In the listing below, find every line containing "code" and copy it out.

## Data segment
++++

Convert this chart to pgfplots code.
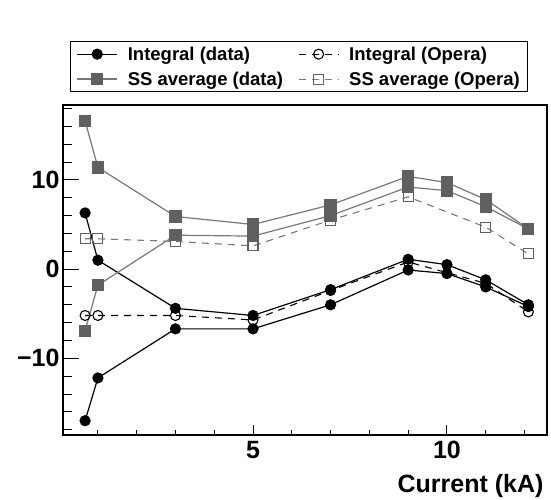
\documentclass[border=0pt]{standalone}
\usepackage{pgfplots}
\pgfplotsset{compat=1.18}
\usepackage{fontspec}
\setmainfont{Liberation Sans}
\definecolor{ssfill}{RGB}{96,96,96}
\definecolor{ssline}{RGB}{120,120,120}

\pgfplotsset{
  common/.style={
    scale only axis, width=484pt, height=330pt,
    at={(0,0)}, anchor=south west,
    xmin=0.1, xmax=12.58, ymin=-18.6, ymax=18.4,
    axis line style={line width=1.2pt},
    tick align=inside, tickpos=left,
    tick style={line width=0.9pt, black},
    /pgf/number format/assume math mode=true,
  },
  intdata/.style={black, line width=1.2pt, mark=*, mark size=5pt},
  intopera/.style={black, line width=1.1pt, dash pattern=on 7pt off 6pt,
    mark=o, mark size=5pt, mark options={solid, line width=1.1pt}},
  ssdata/.style={ssline, line width=1.2pt, mark=square*, mark size=5.5pt,
    mark options={draw=ssfill, fill=ssfill}},
  ssopera/.style={ssline, line width=1.1pt, dash pattern=on 7pt off 6pt,
    mark=square, mark size=5pt, mark options={solid, draw=ssfill, line width=1.1pt}},
}

\begin{document}
\begin{tikzpicture}
\path[use as bounding box] (-63pt,-65pt) rectangle (488pt,435pt);

% x axis ticks and label
\begin{axis}[common,
  xtick={5,10}, xticklabels={5,10},
  minor xtick={1,2,3,4,6,7,8,9,11,12},
  ytick=\empty,
  major tick length=10pt, minor tick length=5pt,
  xticklabel style={font=\fontsize{25}{25}\selectfont\bfseries, yshift=-3pt},
  xlabel={Current (kA)},
  xlabel style={font=\fontsize{25}{25}\selectfont\bfseries,
    at={(axis description cs:1,0)}, anchor=base east, yshift=-57pt},
]
\end{axis}

% data
\begin{axis}[common,
  xtick=\empty,
  ytick={-10,0,10}, yticklabels={−10,0,10},
  minor ytick={-18,-16,...,18},
  major tick length=16pt, minor tick length=9pt,
  yticklabel style={font=\fontsize{25}{25}\selectfont\bfseries},
  legend columns=2,
  legend style={at={(axis description cs:0.0145,1.039)}, anchor=south west,
    draw=black, line width=1.2pt,
    font=\fontsize{18.5}{18.5}\selectfont\bfseries,
    row sep=6pt, inner xsep=6pt, inner ysep=3pt,
    /tikz/every even column/.append style={column sep=13pt}},
  legend cell align=left,
  legend image code/.code={\draw[mark repeat=2,mark phase=2,#1]
    plot coordinates {(0pt,0pt) (20pt,0pt) (40pt,0pt)};
    \path (48pt,0pt);},
]
\addlegendimage{intdata}\addlegendentry{Integral (data)}
\addlegendimage{intopera}\addlegendentry{Integral (Opera)}
\addlegendimage{ssdata}\addlegendentry{SS average (data)}
\addlegendimage{ssopera}\addlegendentry{SS average (Opera)}

% Opera calculations (drawn underneath)
\addplot[intopera, forget plot]
  coordinates {(0.67,-5.2) (1,-5.2) (3,-5.2) (5,-5.7) (7,-2.4) (9,0.8) (11,-1.6) (12.1,-4.8)};
\addplot[ssopera, forget plot]
  coordinates {(0.67,3.4) (1,3.4) (3,3.1) (5,2.6) (7,5.5) (9,8.1) (11,4.7) (12.1,1.7)};

% Measured data, both polarities
\addplot[intdata, forget plot]
  coordinates {(0.67,6.3) (1,1.0) (3,-4.4) (5,-5.2) (7,-2.3) (9,1.1) (10,0.5) (11,-1.2) (12.1,-4.0)};
\addplot[intdata, forget plot]
  coordinates {(0.67,-17.0) (1,-12.2) (3,-6.7) (5,-6.7) (7,-4.0) (9,-0.1) (10,-0.5) (11,-2.0) (12.1,-4.2)};
\addplot[ssdata, forget plot]
  coordinates {(0.67,16.6) (1,11.4) (3,5.9) (5,5.0) (7,7.2) (9,10.4) (10,9.7) (11,7.8) (12.1,4.5)};
\addplot[ssdata, forget plot]
  coordinates {(0.67,-6.9) (1,-1.8) (3,3.8) (5,3.7) (7,6.0) (9,9.2) (10,8.8) (11,7.0) (12.1,4.5)};
\end{axis}
\end{tikzpicture}
\end{document}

++++

## Full response
Convert this chart to pgfplots code.
  legend image code/.code={\draw[mark repeat=2,mark phase=2,#1]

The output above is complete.